After reading
the articles that were assigned for class 6 there was one that stood out to me.
Based partly on my heritage, I felt I could understand and relate to it the
most. The article that I chose was by James A. Banks and is titled Citizenship Education:
Implications for Teacher Education
When looking at
this article there are a couple of things that stand out, especially about our
concept of citizenship. The main argument that I see contained as described by
Banks is “citizenship education needs to be reconceptualized because of the
increased salience of diversity issues throughout the world”. He believes that
multicultural citizenship will allow students to gain a more equal idea of
cultural, national and global identifications as well as be able to understand
the ways in which knowledge is constructed.
Banks first
shows us why we need this new concept of citizenship education. Looking at growing
ethnic, cultural, racial and religious diversity, he says in order for students
to function effectively in the 21st century, citizenship education
needs to be changed. Old beliefs took on the idea of assimilation, aiming to
educate in order to fit students into the ideal “good citizen”. This led to
students losing their first cultures, languages and identities, sometimes
leading to alienation from their families and communities. Banks even states
“ethnic minorities of colour often became marginalized in both their community
cultures and in the national civic culture”. He believes that because of the
large number of immigrants who settle around the world, the continual existence
of institutional racism and discrimination, and the widening gap between the
rich and the poor, that citizenship education must be transformed. Banks
believes citizens have the right to maintain attachments to their cultural
communities as well as participate effectively in the shared national culture.

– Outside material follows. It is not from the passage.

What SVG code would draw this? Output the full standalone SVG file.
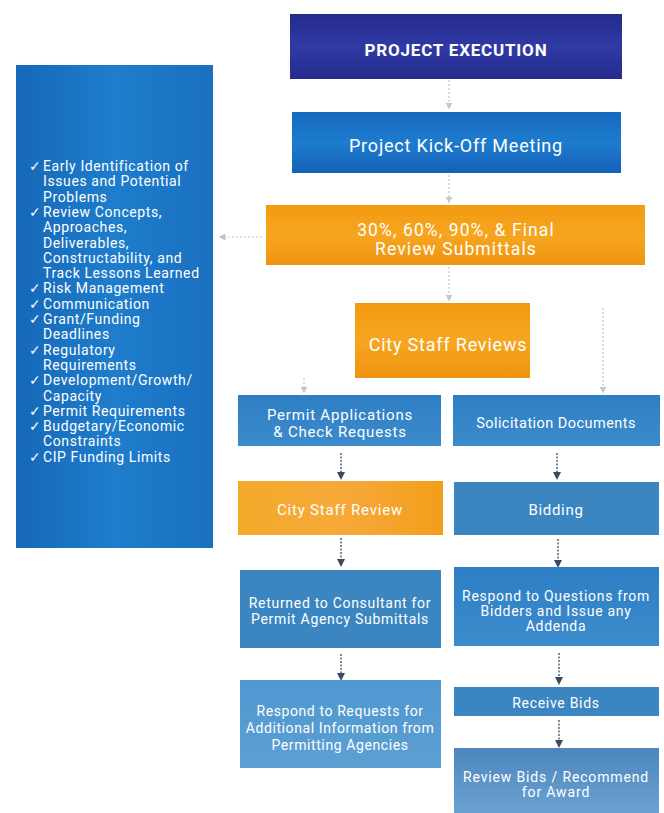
<svg xmlns="http://www.w3.org/2000/svg" width="664" height="813" viewBox="0 0 664 813">
<style>
.t{font-family:Roboto,"Liberation Sans",sans-serif;fill:#fff;text-anchor:middle;letter-spacing:0.7px}
.b{font-size:18px;letter-spacing:0.8px}
.s{font-size:14.5px;letter-spacing:0.45px}
.l{font-family:Roboto,"Liberation Sans",sans-serif;fill:#fff;font-size:14px;letter-spacing:0.6px}
.c{fill:none;stroke:#3b4a62;stroke-width:1.3;stroke-dasharray:2 1.5}
.f{fill:none;stroke:#9aa3b0;stroke-width:1.2;stroke-dasharray:2 2;opacity:0.6}
</style>
<defs>
<marker id="ah" markerWidth="8" markerHeight="8" refX="4" refY="4" orient="auto" markerUnits="userSpaceOnUse"><path d="M0,0 L8,4 L0,8 z" fill="#3b4a62"/></marker>
<marker id="af" markerWidth="7" markerHeight="7" refX="3.5" refY="3.5" orient="auto" markerUnits="userSpaceOnUse"><path d="M0,0 L7,3.5 L0,7 z" fill="#9aa3b0"/></marker>
<linearGradient id="gDark" x1="0" y1="0" x2="0" y2="1"><stop offset="0" stop-color="#252b8c"/><stop offset="0.5" stop-color="#2f3aa6"/><stop offset="1" stop-color="#252b8c"/></linearGradient>
<linearGradient id="gBlue" x1="0" y1="0" x2="0" y2="1"><stop offset="0" stop-color="#1668be"/><stop offset="0.5" stop-color="#1d7ccd"/><stop offset="1" stop-color="#1660b8"/></linearGradient>
<linearGradient id="gOr" x1="0" y1="0" x2="0" y2="1"><stop offset="0" stop-color="#f29a12"/><stop offset="0.5" stop-color="#f7a51f"/><stop offset="1" stop-color="#ef9410"/></linearGradient>
<linearGradient id="gOr2" x1="0" y1="0" x2="1" y2="0"><stop offset="0" stop-color="#f3aa2a"/><stop offset="0.5" stop-color="#f6a93a"/><stop offset="1" stop-color="#f39e1b"/></linearGradient>
<linearGradient id="gPanel" x1="0" y1="0" x2="1" y2="0"><stop offset="0" stop-color="#1668b8"/><stop offset="0.5" stop-color="#1e7dcc"/><stop offset="1" stop-color="#1a70bf"/></linearGradient>
<linearGradient id="gMid" x1="0" y1="0" x2="0" y2="1"><stop offset="0" stop-color="#2e7ec4"/><stop offset="1" stop-color="#3b8bcc"/></linearGradient>
<linearGradient id="gLight" x1="0" y1="0" x2="0" y2="1"><stop offset="0" stop-color="#4f98cf"/><stop offset="1" stop-color="#5c9fd3"/></linearGradient>
<linearGradient id="gGrey" x1="0" y1="0" x2="0" y2="1"><stop offset="0" stop-color="#4d86bd"/><stop offset="1" stop-color="#6aa2d2"/></linearGradient>
</defs>

<g id="connectors">
<line class="f" x1="262" y1="237" x2="222" y2="237" marker-end="url(#af)"/>
<line class="f" x1="449" y1="80" x2="449" y2="106" marker-end="url(#af)"/>
<line class="f" x1="449" y1="175" x2="449" y2="200" marker-end="url(#af)"/>
<line class="f" x1="449" y1="267" x2="449" y2="298" marker-end="url(#af)"/>
<line class="f" x1="304" y1="378" x2="304" y2="390" marker-end="url(#af)"/>
<line class="f" x1="603" y1="308" x2="603" y2="390" marker-end="url(#af)"/>
<line class="c" x1="341" y1="453" x2="341" y2="476" marker-end="url(#ah)"/>
<line class="c" x1="341" y1="538" x2="341" y2="563" marker-end="url(#ah)"/>
<line class="c" x1="341" y1="654" x2="341" y2="677" marker-end="url(#ah)"/>
<line class="c" x1="557" y1="453" x2="557" y2="476" marker-end="url(#ah)"/>
<line class="c" x1="558" y1="539" x2="558" y2="564" marker-end="url(#ah)"/>
<line class="c" x1="559" y1="653" x2="559" y2="681" marker-end="url(#ah)"/>
<line class="c" x1="559" y1="720" x2="559" y2="744" marker-end="url(#ah)"/>
</g>

<g id="panel">
<rect x="16" y="65" width="197" height="483" fill="url(#gPanel)"/>
<text class="l">
<tspan x="29" y="171">✓</tspan><tspan x="43" y="171">Early Identification of</tspan>
<tspan x="43" y="186.3">Issues and Potential</tspan>
<tspan x="43" y="201.6">Problems</tspan>
<tspan x="29" y="216.9">✓</tspan><tspan x="43" y="216.9">Review Concepts,</tspan>
<tspan x="43" y="232.2">Approaches,</tspan>
<tspan x="43" y="247.5">Deliverables,</tspan>
<tspan x="43" y="262.8">Constructability, and</tspan>
<tspan x="43" y="278.1">Track Lessons Learned</tspan>
<tspan x="29" y="293.4">✓</tspan><tspan x="43" y="293.4">Risk Management</tspan>
<tspan x="29" y="308.7">✓</tspan><tspan x="43" y="308.7">Communication</tspan>
<tspan x="29" y="324">✓</tspan><tspan x="43" y="324">Grant/Funding</tspan>
<tspan x="43" y="339.3">Deadlines</tspan>
<tspan x="29" y="354.6">✓</tspan><tspan x="43" y="354.6">Regulatory</tspan>
<tspan x="43" y="369.9">Requirements</tspan>
<tspan x="29" y="385.2">✓</tspan><tspan x="43" y="385.2">Development/Growth/</tspan>
<tspan x="43" y="400.5">Capacity</tspan>
<tspan x="29" y="415.8">✓</tspan><tspan x="43" y="415.8">Permit Requirements</tspan>
<tspan x="29" y="431.1">✓</tspan><tspan x="43" y="431.1">Budgetary/Economic</tspan>
<tspan x="43" y="446.4">Constraints</tspan>
<tspan x="29" y="461.7">✓</tspan><tspan x="43" y="461.7">CIP Funding Limits</tspan>
</text>
</g>

<g id="execution">
<rect x="290" y="14" width="332" height="65" fill="url(#gDark)"/>
<text class="t" x="456" y="56" font-size="17" font-weight="bold" style="letter-spacing:0.8px">PROJECT EXECUTION</text>
</g>

<g id="kickoff">
<rect x="292" y="112" width="329" height="61" fill="url(#gBlue)"/>
<text class="t b" x="456" y="152">Project Kick-Off Meeting</text>
</g>

<g id="submittals">
<rect x="266" y="205" width="379" height="60" fill="url(#gOr)"/>
<text class="t" font-size="17.5" style="letter-spacing:1.1px"><tspan x="456" y="236">30%, 60%, 90%, &amp; Final</tspan><tspan x="456" y="254.5">Review Submittals</tspan></text>
</g>

<g id="cityreviews">
<rect x="355" y="303" width="175" height="75" fill="url(#gOr)"/>
<text class="t b" x="448" y="351">City Staff Reviews</text>
</g>

<g id="permitapps">
<rect x="238" y="395" width="203" height="51" fill="url(#gMid)"/>
<text class="t" font-size="15" style="letter-spacing:0.8px"><tspan x="340" y="420">Permit Applications</tspan><tspan x="340" y="437">&amp; Check Requests</tspan></text>
</g>

<g id="solicitation">
<rect x="453" y="395" width="207" height="51" fill="url(#gMid)"/>
<text class="t s" x="556" y="428">Solicitation Documents</text>
</g>

<g id="cityreview">
<rect x="238" y="481" width="205" height="54" fill="url(#gOr2)"/>
<text class="t" font-size="15" x="340" y="515" style="letter-spacing:0.8px">City Staff Review</text>
</g>

<g id="bidding">
<rect x="454" y="482" width="205" height="53" fill="#3b86c1"/>
<text class="t" font-size="15" x="556" y="515">Bidding</text>
</g>

<g id="returned">
<rect x="240" y="570" width="201" height="78" fill="#3b86c1"/>
<text class="t" font-size="14"><tspan x="340" y="608">Returned to Consultant for</tspan><tspan x="340" y="624">Permit Agency Submittals</tspan></text>
</g>

<g id="questions">
<rect x="454" y="567" width="205" height="79" fill="url(#gMid)"/>
<text class="t" font-size="14"><tspan x="556" y="601">Respond to Questions from</tspan><tspan x="556" y="616">Bidders and Issue any</tspan><tspan x="556" y="631">Addenda</tspan></text>
</g>

<g id="requests">
<rect x="240" y="680" width="201" height="88" fill="url(#gLight)"/>
<text class="t" font-size="14" style="letter-spacing:0.6px"><tspan x="340" y="716">Respond to Requests for</tspan><tspan x="340" y="733">Additional Information from</tspan><tspan x="340" y="750">Permitting Agencies</tspan></text>
</g>

<g id="receive">
<rect x="454" y="687" width="205" height="29" fill="#3b86c1"/>
<text class="t" font-size="14" x="556" y="708">Receive Bids</text>
</g>

<g id="reviewbids">
<rect x="454" y="748" width="205" height="65" fill="url(#gGrey)"/>
<text class="t" font-size="14" style="letter-spacing:0.85px"><tspan x="556" y="782">Review Bids / Recommend</tspan><tspan x="556" y="797">for Award</tspan></text>
</g>
</svg>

He speaks of a new kind of citizenship called “multicultural citizenship”; it
looks at “the rights and needs of citizens to maintain commitments both to
their ethnic and cultural communities and to the national civic culture.
Banks shows us
the need for this new concept, by explaining the weaknesses of assimilationist
concepts in the 21st century. How they marginalize cultural and ethnic
groups and focus more on national issues and priorities; these can lead to
divisions within society. He argues that a multicultural citizenship education
would allow for students to keep their attachments to cultural and ethnic
communities, while aiding them to gain knowledge and skills needed to
participate in the “wider civic culture and community” allowing them to
identify with both cultural communities and their nation-states.
Banks believes
that part of citizenship education must teach them to become thoughtful and
effective citizens, and to do this they must understand the ways in which
knowledge is constructed. While constructing knowledge, they “challenge the
mainstream academic metanarrative and construct liberatory and transformative
ways of conceptualizing the US and the world experience”. He believes so much
so in these ideologies that the last part of the text, he talks about trying to
help students in a teacher education program fully rethink their notions on
race, culture and ethnicity in order to develop clarified cultural and national
identifications.
This reading had
quite a few strengths. First, I really like that the article was split into
sections. It made it easier to follow, and allowed for me to have a better idea
of the main points being spoken about in the paragraph. I also found his
article strong because not only did he talk about what needed to be done
(reconceptualization of citizenship education), but showed that he had tried to
start, by teaching education students to rethink race.
This article is
very practical for teachers. The entire second section of the article could
relate directly to teachers. Making them think about their own views on
ethnicity and culture or even about some of the things they still do in their
practices. As for questions that the article raises, there are four questions
directly in the text that I thought were great. Though they are not directly
associated with this article, the questions would still make for good ones a
teacher may want to ask their class. The two that I found to be most powerful
were: 1) which groups have the power to define and institutionalize their
conceptions within the schools, colleges, and universities? And 2) what is the
relationship between knowledge and power, and who exercises the most power?